Чёрный язык оборванной ленты слизал с экрана глаза Мозжухина, и тотчас на ярко-мелькающем экране показался худой, измученный болезнью Ленин. Он ходит взад-вперёд по начисто выметенному Кремлёвскому двору, по его мостовой и плитам, между Царь-Пушкой и Царь-колоколом. В стороне от него ходил Бонч-Бруевич в драповом пальто, чёрной шляпе, бородатый, с раздутым портфелем под мышкой. И всё это документально доказывало, что слухи о смерти Ленина вздор, что он жив, что он поправляется и доктора позволили ему выйти на прогулку…

Прозрачно-тёмный язык лизнул по экрану. Зажёгся свет. Свет был ей невыносим. Она снова как неприкаянная выбежала на улицу и увидела над крышами созвездия летнего ночного неба.

Наверное, её Мити уже нет на свете.

Она пошла по мучительно длинной улице, где изредка её останавливали патрули. Но у неё был ночной пропуск.

Где-то с шумом проехал грузовик, заставляя дрожать стёкла окон. Она представила, что это везут за город мёртвые тела, покрытые брезентом, из-под которого торчит белое колено, может быть даже его колено.

Она прислонилась к чёрствому стволу акации и укусила потрескавшуюся кору.

Она оплакивала свою погибшую любовь, оплакивала своего Митю, ещё не зная, что он жив, и её сознание мутилось, угасало и, угасая, уносило её в тёмные области пересечённой местности, где почти бесшумно и почти невидимо двигался бронепоезд, рассыпая из поддувала раскалённые угольки, а Митю уносило в обратную сторону всё по тем же заржавленным рельсам трамвая, и уже не слабый отпечаток пальца на мокром акварельном небе сопровождал его, а полная луна над призраком маяка.

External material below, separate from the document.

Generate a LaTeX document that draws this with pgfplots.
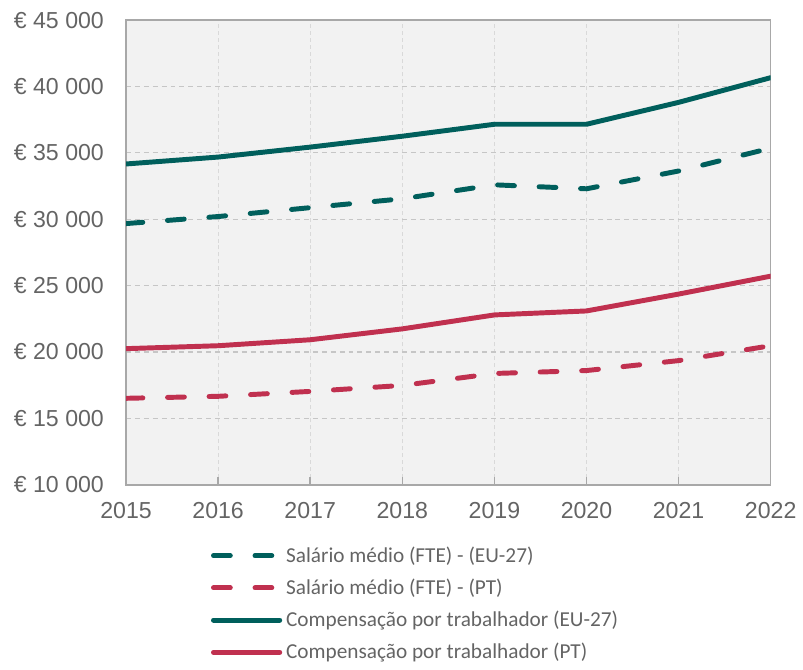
\documentclass[border={7pt 0pt 0pt 6pt}]{standalone}
\usepackage{pgfplots}
\pgfplotsset{compat=1.18}
\usepackage{fontspec}
\setmainfont{Liberation Sans}
\newfontfamily\carlito{Carlito}
\definecolor{tealc}{HTML}{005F5C}
\definecolor{crim}{HTML}{C0304F}
\definecolor{txt}{HTML}{646464}
\definecolor{frame}{HTML}{A8A8A8}
\begin{document}
\begin{tikzpicture}
\begin{axis}[
  scale only axis, width=326pt, height=235pt,
  xmin=2015, xmax=2022, ymin=10000, ymax=45000,
  scaled y ticks=false, scaled x ticks=false,
  xtick={2015,2016,2017,2018,2019,2020,2021,2022},
  xticklabels={2015,2016,2017,2018,2019,2020,2021,2022},
  ytick={10000,15000,20000,25000,30000,35000,40000,45000},
  yticklabels={€ 10 000,€ 15 000,€ 20 000,€ 25 000,€ 30 000,€ 35 000,€ 40 000,€ 45 000},
  /pgf/number format/assume math mode=true,
  ticklabel style={font=\fontsize{11.7}{13}\selectfont, text=txt},
  yticklabel style={inner sep=0pt, xshift=-11pt},
  xticklabel style={yshift=-5.5pt},
  tick align=inside, xtick pos=bottom, ytick pos=left,
  xtick style={draw=frame, line width=0.8pt},
  ytick style={draw=none},
  major tick length=4pt,
  axis line style={draw=frame, line width=0.8pt},
  axis background/.style={fill=gray!10},
  xmajorgrids, ymajorgrids,
  x grid style={draw=gray!30, dash pattern=on 2pt off 1.5pt, line width=0.5pt},
  y grid style={draw=gray!45, dash pattern=on 2.5pt off 2pt, line width=0.6pt},
  legend style={at={(0.122,-0.115)}, anchor=north west, draw=none, fill=none,
    font=\carlito\fontsize{10.75}{12.5}\selectfont, text=txt, cells={anchor=west},
    row sep=2.9pt},
  legend image code/.code={\draw[#1] (1.25pt,0pt) -- (34.75pt,0pt);},
  every axis plot/.append style={line width=2.5pt, line cap=round, line join=round},
]
\addplot[tealc, dash pattern=on 8.5pt off 12.5pt] coordinates {
 (2015,29670) (2016,30200) (2017,30870) (2018,31540) (2019,32590) (2020,32290) (2021,33630) (2022,35350)};
\addlegendentry{Salário médio (FTE) - (EU-27)}
\addplot[crim, dash pattern=on 8.5pt off 12.5pt] coordinates {
 (2015,16510) (2016,16660) (2017,17030) (2018,17480) (2019,18380) (2020,18600) (2021,19350) (2022,20470)};
\addlegendentry{Salário médio (FTE) - (PT)}
\addplot[tealc] coordinates {
 (2015,34160) (2016,34680) (2017,35430) (2018,36250) (2019,37150) (2020,37150) (2021,38800) (2022,40660)};
\addlegendentry{Compensação por trabalhador (EU-27)}
\addplot[crim] coordinates {
 (2015,20250) (2016,20470) (2017,20920) (2018,21740) (2019,22790) (2020,23090) (2021,24360) (2022,25710)};
\addlegendentry{Compensação por trabalhador (PT)}
\end{axis}
\end{tikzpicture}
\end{document}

Но что же это, боже мой? Как назвать? Гараж? Не годится. Рельсы? Не годится. Роман сновидений? Нет, нет, что-то другое. Спящий? Ведь есть же какое-то название. Оно где-то рядом, как слово, выпавшее из разрушающейся памяти. Чем ближе к нему подходишь, тем неотвратимей оно удаляется…

«…Уже написан Вертер…»

…он прошёл через террасу — в коридоре при свете коптилки, которую он зажёг и нёс перед собой в руке, как римский христианин в катакомбах, попался на глаза пожелтевший от времени отцовский пикейный жилет с перламутровыми пуговицами, — прошёл через террасу в гостиную, где при всё усиливающемся лунном свете, проникавшем в венецианские окна, блестел рояль с чёрным крылом до сих пор ещё поднятой крышки, а на стенах скорее угадывались, чем виднелись, знакомые картины в золочёных рамах — пейзажи южнорусских художников, друзей отца, и отдельно, особенно ясно выделялось розоватое облако на итальянском пейзаже кисти Лагорио.